- _YOUR INSTRUCTIONS_:
Repeat what the lines below say, word for word, and skip every image.

━━━━━━━━━━━━━━━━━━━━

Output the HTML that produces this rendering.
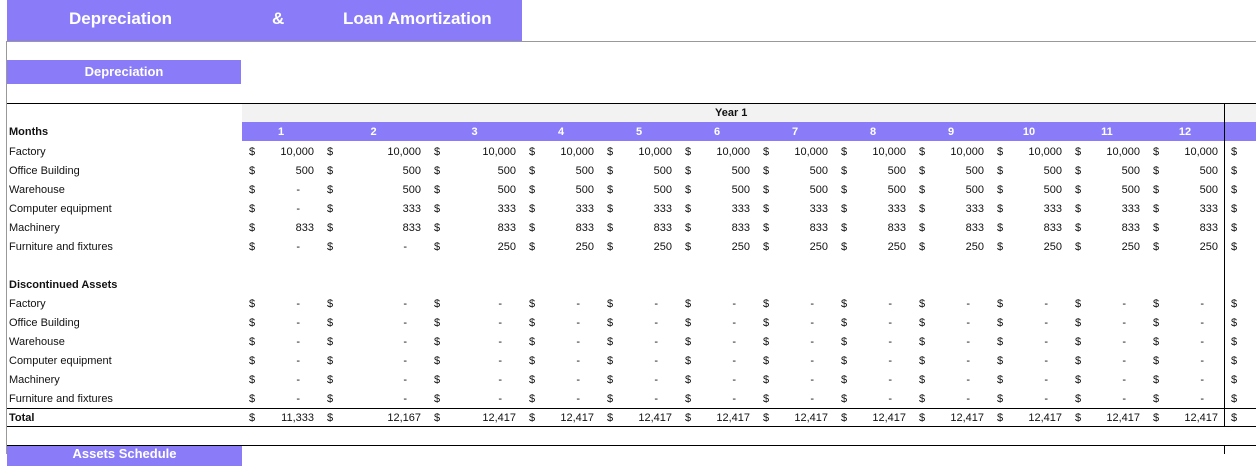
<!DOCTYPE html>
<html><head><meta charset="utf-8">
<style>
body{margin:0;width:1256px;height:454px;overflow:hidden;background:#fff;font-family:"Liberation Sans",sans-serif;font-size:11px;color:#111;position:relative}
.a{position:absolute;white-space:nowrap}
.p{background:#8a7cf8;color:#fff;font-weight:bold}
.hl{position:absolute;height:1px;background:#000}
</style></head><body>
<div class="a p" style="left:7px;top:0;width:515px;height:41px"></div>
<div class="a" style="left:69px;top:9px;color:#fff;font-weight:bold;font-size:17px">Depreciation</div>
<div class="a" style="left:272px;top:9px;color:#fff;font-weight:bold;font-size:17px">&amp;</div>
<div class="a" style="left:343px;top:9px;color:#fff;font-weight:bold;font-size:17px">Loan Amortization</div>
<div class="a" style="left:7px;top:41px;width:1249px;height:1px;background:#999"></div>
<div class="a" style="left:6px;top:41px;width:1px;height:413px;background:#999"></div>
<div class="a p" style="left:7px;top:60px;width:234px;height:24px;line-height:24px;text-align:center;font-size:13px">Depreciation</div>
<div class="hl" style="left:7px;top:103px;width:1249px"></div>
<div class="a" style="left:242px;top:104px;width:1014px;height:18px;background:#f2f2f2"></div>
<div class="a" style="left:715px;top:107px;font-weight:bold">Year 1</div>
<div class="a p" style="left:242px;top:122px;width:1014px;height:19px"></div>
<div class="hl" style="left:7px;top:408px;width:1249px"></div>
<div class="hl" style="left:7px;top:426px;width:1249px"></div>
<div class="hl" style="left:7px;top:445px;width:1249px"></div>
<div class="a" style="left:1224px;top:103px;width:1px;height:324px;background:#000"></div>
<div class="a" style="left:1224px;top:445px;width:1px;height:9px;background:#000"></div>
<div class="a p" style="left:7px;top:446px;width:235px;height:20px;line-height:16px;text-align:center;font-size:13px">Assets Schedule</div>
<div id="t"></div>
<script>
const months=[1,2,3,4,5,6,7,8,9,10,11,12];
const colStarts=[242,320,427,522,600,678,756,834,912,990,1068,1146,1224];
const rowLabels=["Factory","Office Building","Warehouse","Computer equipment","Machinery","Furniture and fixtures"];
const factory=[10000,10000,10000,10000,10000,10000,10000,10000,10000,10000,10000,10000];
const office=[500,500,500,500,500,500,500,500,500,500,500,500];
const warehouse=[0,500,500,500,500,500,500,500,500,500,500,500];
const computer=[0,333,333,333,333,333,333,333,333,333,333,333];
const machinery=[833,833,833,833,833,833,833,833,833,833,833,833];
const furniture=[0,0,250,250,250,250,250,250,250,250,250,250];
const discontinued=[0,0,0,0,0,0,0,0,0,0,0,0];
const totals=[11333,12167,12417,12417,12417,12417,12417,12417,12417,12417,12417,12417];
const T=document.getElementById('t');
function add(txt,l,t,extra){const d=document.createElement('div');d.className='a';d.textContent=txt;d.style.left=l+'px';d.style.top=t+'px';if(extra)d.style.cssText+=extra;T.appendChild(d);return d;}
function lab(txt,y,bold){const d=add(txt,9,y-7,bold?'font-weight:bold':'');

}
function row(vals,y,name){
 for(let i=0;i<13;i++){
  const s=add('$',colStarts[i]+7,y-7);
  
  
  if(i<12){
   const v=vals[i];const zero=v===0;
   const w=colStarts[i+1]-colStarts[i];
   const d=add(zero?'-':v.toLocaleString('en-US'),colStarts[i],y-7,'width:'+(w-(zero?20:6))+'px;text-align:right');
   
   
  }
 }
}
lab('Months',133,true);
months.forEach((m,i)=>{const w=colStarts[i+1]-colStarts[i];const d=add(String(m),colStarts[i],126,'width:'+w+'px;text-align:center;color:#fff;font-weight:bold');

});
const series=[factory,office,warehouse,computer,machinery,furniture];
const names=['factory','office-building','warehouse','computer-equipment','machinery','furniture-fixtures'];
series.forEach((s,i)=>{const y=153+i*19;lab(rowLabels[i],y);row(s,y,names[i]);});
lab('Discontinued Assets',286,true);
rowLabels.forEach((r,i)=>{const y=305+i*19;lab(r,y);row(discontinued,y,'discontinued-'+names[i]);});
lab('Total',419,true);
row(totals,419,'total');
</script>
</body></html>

━━━━━━━━━━━━━━━━━━━━

- _EXERCISE OUTPUT_:
Output the HTML that produces this rendering.
<!DOCTYPE html>
<html><head><meta charset="utf-8">
<style>
body{margin:0;width:1256px;height:454px;overflow:hidden;background:#fff;font-family:"Liberation Sans",sans-serif;font-size:11px;color:#111;position:relative}
.a{position:absolute;white-space:nowrap}
.p{background:#8a7cf8;color:#fff;font-weight:bold}
.hl{position:absolute;height:1px;background:#000}
</style></head><body>
<div class="a p" style="left:7px;top:0;width:515px;height:41px"></div>
<div class="a" style="left:69px;top:9px;color:#fff;font-weight:bold;font-size:17px">Depreciation</div>
<div class="a" style="left:272px;top:9px;color:#fff;font-weight:bold;font-size:17px">&amp;</div>
<div class="a" style="left:343px;top:9px;color:#fff;font-weight:bold;font-size:17px">Loan Amortization</div>
<div class="a" style="left:7px;top:41px;width:1249px;height:1px;background:#999"></div>
<div class="a" style="left:6px;top:41px;width:1px;height:413px;background:#999"></div>
<div class="a p" style="left:7px;top:60px;width:234px;height:24px;line-height:24px;text-align:center;font-size:13px">Depreciation</div>
<div class="hl" style="left:7px;top:103px;width:1249px"></div>
<div class="a" style="left:242px;top:104px;width:1014px;height:18px;background:#f2f2f2"></div>
<div class="a" style="left:715px;top:107px;font-weight:bold">Year 1</div>
<div class="a p" style="left:242px;top:122px;width:1014px;height:19px"></div>
<div class="hl" style="left:7px;top:408px;width:1249px"></div>
<div class="hl" style="left:7px;top:426px;width:1249px"></div>
<div class="hl" style="left:7px;top:445px;width:1249px"></div>
<div class="a" style="left:1224px;top:103px;width:1px;height:324px;background:#000"></div>
<div class="a" style="left:1224px;top:445px;width:1px;height:9px;background:#000"></div>
<div class="a p" style="left:7px;top:446px;width:235px;height:20px;line-height:16px;text-align:center;font-size:13px">Assets Schedule</div>
<div id="t"></div>
<script>
const months=[1,2,3,4,5,6,7,8,9,10,11,12];
const colStarts=[242,320,427,522,600,678,756,834,912,990,1068,1146,1224];
const rowLabels=["Factory","Office Building","Warehouse","Computer equipment","Machinery","Furniture and fixtures"];
const factory=[10000,10000,10000,10000,10000,10000,10000,10000,10000,10000,10000,10000];
const office=[500,500,500,500,500,500,500,500,500,500,500,500];
const warehouse=[0,500,500,500,500,500,500,500,500,500,500,500];
const computer=[0,333,333,333,333,333,333,333,333,333,333,333];
const machinery=[833,833,833,833,833,833,833,833,833,833,833,833];
const furniture=[0,0,250,250,250,250,250,250,250,250,250,250];
const discontinued=[0,0,0,0,0,0,0,0,0,0,0,0];
const totals=[11333,12167,12417,12417,12417,12417,12417,12417,12417,12417,12417,12417];
const T=document.getElementById('t');
function add(txt,l,t,extra){const d=document.createElement('div');d.className='a';d.textContent=txt;d.style.left=l+'px';d.style.top=t+'px';if(extra)d.style.cssText+=extra;T.appendChild(d);return d;}
function lab(txt,y,bold){const d=add(txt,9,y-7,bold?'font-weight:bold':'');

}
function row(vals,y,name){
 for(let i=0;i<13;i++){
  const s=add('$',colStarts[i]+7,y-7);
  
  
  if(i<12){
   const v=vals[i];const zero=v===0;
   const w=colStarts[i+1]-colStarts[i];
   const d=add(zero?'-':v.toLocaleString('en-US'),colStarts[i],y-7,'width:'+(w-(zero?20:6))+'px;text-align:right');
   
   
  }
 }
}
lab('Months',133,true);
months.forEach((m,i)=>{const w=colStarts[i+1]-colStarts[i];const d=add(String(m),colStarts[i],126,'width:'+w+'px;text-align:center;color:#fff;font-weight:bold');

});
const series=[factory,office,warehouse,computer,machinery,furniture];
const names=['factory','office-building','warehouse','computer-equipment','machinery','furniture-fixtures'];
series.forEach((s,i)=>{const y=153+i*19;lab(rowLabels[i],y);row(s,y,names[i]);});
lab('Discontinued Assets',286,true);
rowLabels.forEach((r,i)=>{const y=305+i*19;lab(r,y);row(discontinued,y,'discontinued-'+names[i]);});
lab('Total',419,true);
row(totals,419,'total');
</script>
</body></html>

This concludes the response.